__PROBLEM TO WORK ON__:
All lines below must be repeated exactly, with the pictures omitted.

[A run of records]
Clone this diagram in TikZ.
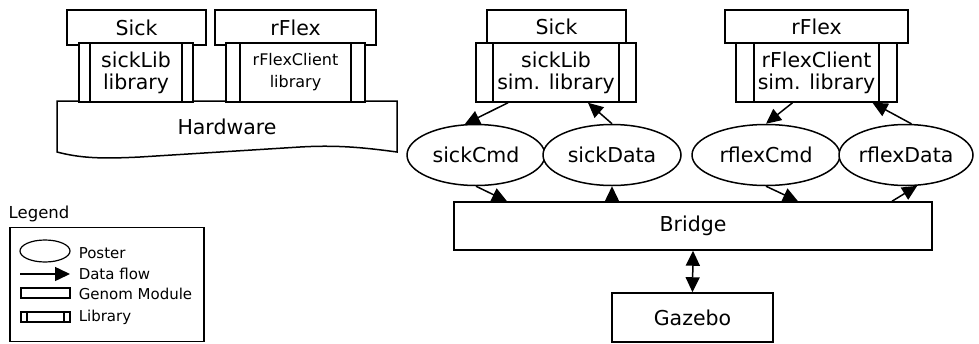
\documentclass[tikz,border=0pt]{standalone}
\usepackage{fontspec}
\setmainfont{DejaVu Sans}
\usetikzlibrary{
  arrows.meta,
  shapes.geometric
}

\begin{document}
\begin{tikzpicture}[
  x=1pt, y=-1pt,
  line width=1.5pt,
  every node/.style = {inner sep=0pt, align=center,
    font=\fontsize{20.5}{22}\selectfont},
  module/.style = {draw, fill=white, rectangle},
  libbox/.style = {draw, fill=white, rectangle,
    path picture={\draw
      ([xshift=#1]path picture bounding box.north west) --
      ([xshift=#1]path picture bounding box.south west)
      ([xshift=-#1]path picture bounding box.north east) --
      ([xshift=-#1]path picture bounding box.south east);}},
  poster/.style = {draw, fill=white, ellipse},
  flow/.style = {-{Triangle[length=15pt,width=14pt]}},
  key/.style = {anchor=west, font=\fontsize{15}{16}\selectfont}]
  \useasboundingbox (0,0) rectangle (979,343);

  \draw[fill=white] (57,101) -- (397,101) -- (397,152)
    .. controls (360,147) and (335,145) .. (300,147) -- (140,157)
    .. controls (100,159) and (80,158) .. (57,152) -- cycle;
  \node (hardware) at (227,127) {Hardware};

  \node[module, minimum width=139pt, minimum height=35pt] (sickL) at (136.5,27.5) {Sick};
  \node[libbox=11pt, minimum width=114pt, minimum height=59pt] (sickLibL) at (136,72.5) {sickLib\\library};
  \node[module, minimum width=161pt, minimum height=35pt] (rflexL) at (295.5,27.5) {rFlex};
  \node[libbox=14pt, minimum width=139pt, minimum height=59pt,
    font=\fontsize{16}{22}\selectfont] (rflexLibL) at (295.5,72.5) {rFlexClient\\library};

  \node[module, minimum width=139pt, minimum height=33pt] (sickR) at (556.5,26.5) {Sick};
  \node[libbox=17pt, minimum width=160pt, minimum height=59pt] (sickLibR) at (556,72.5) {sickLib\\sim. library};
  \node[module, minimum width=183pt, minimum height=33pt] (rflexR) at (816.5,26.5) {rFlex};
  \node[libbox=18pt, minimum width=161pt, minimum height=59pt] (rflexLibR) at (816.5,72.5) {rFlexClient\\sim. library};

  \node[poster, minimum width=138pt, minimum height=61pt] (sickCmd) at (476,155) {sickCmd};
  \node[poster, minimum width=138pt, minimum height=61pt] (sickData) at (612,155) {sickData};
  \node[poster, minimum width=148pt, minimum height=61pt] (rflexCmd) at (766,155) {rflexCmd};
  \node[poster, minimum width=134pt, minimum height=61pt] (rflexData) at (906,155) {rflexData};

  \node[module, minimum width=478pt, minimum height=48pt] (bridge) at (693,226) {Bridge};
  \node[module, minimum width=161pt, minimum height=49pt] (gazebo) at (692.5,317.5) {Gazebo};

  \draw[flow] ([xshift=-48pt]sickLibR.south) -- (sickCmd.110);
  \draw[flow] (sickData.north) -- ([xshift=32pt]sickLibR.south);
  \draw[flow] (sickCmd.south) -- ([xshift=-186pt]bridge.north);
  \draw[flow] ([xshift=-81pt]bridge.north) -- (sickData.south);
  \draw[flow] ([xshift=-24pt]rflexLibR.south) -- (rflexCmd.north);
  \draw[flow] (rflexData.80) -- ([xshift=56pt]rflexLibR.south);
  \draw[flow] (rflexCmd.south) -- ([xshift=105pt]bridge.north);
  \draw[flow] ([xshift=199pt]bridge.north) -- (rflexData.-70);
  \draw[{Triangle[length=15pt,width=14pt]}-{Triangle[length=15pt,width=14pt]}]
    (bridge.south) -- (gazebo.north);

  \node[key, font=\fontsize{16.5}{18}\selectfont] (legend) at (8,214) {Legend};
  \node[draw, line width=1.2pt, minimum width=194pt, minimum height=114pt] (legendbox) at (107,284.5) {};
  \node[poster, line width=1.2pt, minimum width=50pt, minimum height=22pt] (keyPoster) at (45,251) {};
  \coordinate (keyFrom) at (20,274);
  \coordinate (keyTo) at (70,274);
  \draw[flow] (keyFrom) -- (keyTo);
  \node[module, line width=1.2pt, minimum width=49pt, minimum height=10pt] (keyModule) at (45.5,293) {};
  \node[libbox=6pt, line width=1.2pt, minimum width=49pt, minimum height=10pt] (keyLib) at (45.5,317) {};
  \node[key] (posterText) at (78,253) {Poster};
  \node[key] (flowText) at (78,274) {Data flow};
  \node[key] (moduleText) at (78,294) {Genom Module};
  \node[key] (libText) at (78,317) {Library};
\end{tikzpicture}
\end{document}
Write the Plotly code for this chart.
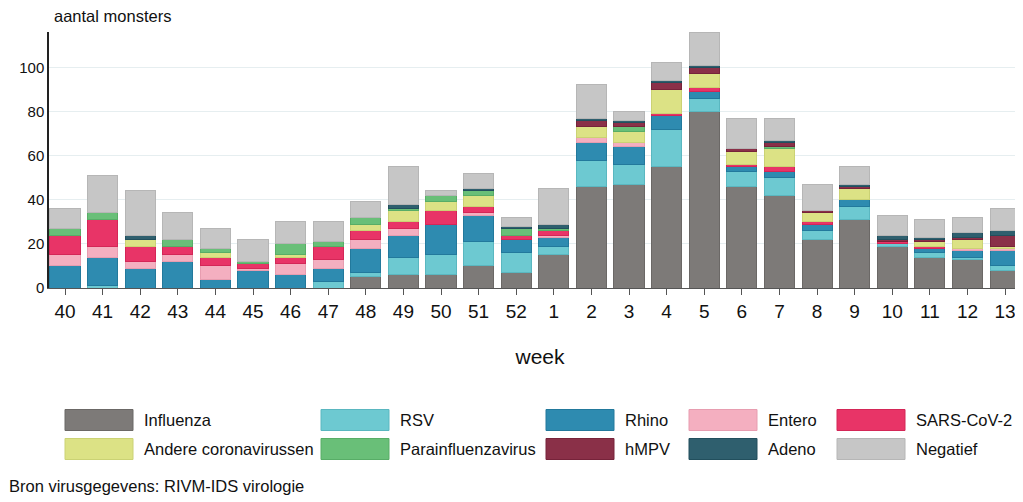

__THE SOLUTION__:
Clone this diagram in TikZ.
\documentclass[tikz,border=0pt]{standalone}
\usepackage{fontspec}
\setmainfont{DejaVu Sans}
\usetikzlibrary{
  arrows.meta,
  shapes.geometric
}

\begin{document}
\begin{tikzpicture}[
  x=1pt, y=-1pt,
  line width=1.5pt,
  every node/.style = {inner sep=0pt, align=center,
    font=\fontsize{20.5}{22}\selectfont},
  module/.style = {draw, fill=white, rectangle},
  libbox/.style = {draw, fill=white, rectangle,
    path picture={\draw
      ([xshift=#1]path picture bounding box.north west) --
      ([xshift=#1]path picture bounding box.south west)
      ([xshift=-#1]path picture bounding box.north east) --
      ([xshift=-#1]path picture bounding box.south east);}},
  poster/.style = {draw, fill=white, ellipse},
  flow/.style = {-{Triangle[length=15pt,width=14pt]}},
  key/.style = {anchor=west, font=\fontsize{15}{16}\selectfont}]
  \useasboundingbox (0,0) rectangle (979,343);

  \draw[fill=white] (57,101) -- (397,101) -- (397,152)
    .. controls (360,147) and (335,145) .. (300,147) -- (140,157)
    .. controls (100,159) and (80,158) .. (57,152) -- cycle;
  \node (hardware) at (227,127) {Hardware};

  \node[module, minimum width=139pt, minimum height=35pt] (sickL) at (136.5,27.5) {Sick};
  \node[libbox=11pt, minimum width=114pt, minimum height=59pt] (sickLibL) at (136,72.5) {sickLib\\library};
  \node[module, minimum width=161pt, minimum height=35pt] (rflexL) at (295.5,27.5) {rFlex};
  \node[libbox=14pt, minimum width=139pt, minimum height=59pt,
    font=\fontsize{16}{22}\selectfont] (rflexLibL) at (295.5,72.5) {rFlexClient\\library};

  \node[module, minimum width=139pt, minimum height=33pt] (sickR) at (556.5,26.5) {Sick};
  \node[libbox=17pt, minimum width=160pt, minimum height=59pt] (sickLibR) at (556,72.5) {sickLib\\sim. library};
  \node[module, minimum width=183pt, minimum height=33pt] (rflexR) at (816.5,26.5) {rFlex};
  \node[libbox=18pt, minimum width=161pt, minimum height=59pt] (rflexLibR) at (816.5,72.5) {rFlexClient\\sim. library};

  \node[poster, minimum width=138pt, minimum height=61pt] (sickCmd) at (476,155) {sickCmd};
  \node[poster, minimum width=138pt, minimum height=61pt] (sickData) at (612,155) {sickData};
  \node[poster, minimum width=148pt, minimum height=61pt] (rflexCmd) at (766,155) {rflexCmd};
  \node[poster, minimum width=134pt, minimum height=61pt] (rflexData) at (906,155) {rflexData};

  \node[module, minimum width=478pt, minimum height=48pt] (bridge) at (693,226) {Bridge};
  \node[module, minimum width=161pt, minimum height=49pt] (gazebo) at (692.5,317.5) {Gazebo};

  \draw[flow] ([xshift=-48pt]sickLibR.south) -- (sickCmd.110);
  \draw[flow] (sickData.north) -- ([xshift=32pt]sickLibR.south);
  \draw[flow] (sickCmd.south) -- ([xshift=-186pt]bridge.north);
  \draw[flow] ([xshift=-81pt]bridge.north) -- (sickData.south);
  \draw[flow] ([xshift=-24pt]rflexLibR.south) -- (rflexCmd.north);
  \draw[flow] (rflexData.80) -- ([xshift=56pt]rflexLibR.south);
  \draw[flow] (rflexCmd.south) -- ([xshift=105pt]bridge.north);
  \draw[flow] ([xshift=199pt]bridge.north) -- (rflexData.-70);
  \draw[{Triangle[length=15pt,width=14pt]}-{Triangle[length=15pt,width=14pt]}]
    (bridge.south) -- (gazebo.north);

  \node[key, font=\fontsize{16.5}{18}\selectfont] (legend) at (8,214) {Legend};
  \node[draw, line width=1.2pt, minimum width=194pt, minimum height=114pt] (legendbox) at (107,284.5) {};
  \node[poster, line width=1.2pt, minimum width=50pt, minimum height=22pt] (keyPoster) at (45,251) {};
  \coordinate (keyFrom) at (20,274);
  \coordinate (keyTo) at (70,274);
  \draw[flow] (keyFrom) -- (keyTo);
  \node[module, line width=1.2pt, minimum width=49pt, minimum height=10pt] (keyModule) at (45.5,293) {};
  \node[libbox=6pt, line width=1.2pt, minimum width=49pt, minimum height=10pt] (keyLib) at (45.5,317) {};
  \node[key] (posterText) at (78,253) {Poster};
  \node[key] (flowText) at (78,274) {Data flow};
  \node[key] (moduleText) at (78,294) {Genom Module};
  \node[key] (libText) at (78,317) {Library};
\end{tikzpicture}
\end{document}
Write the Plotly code for this chart.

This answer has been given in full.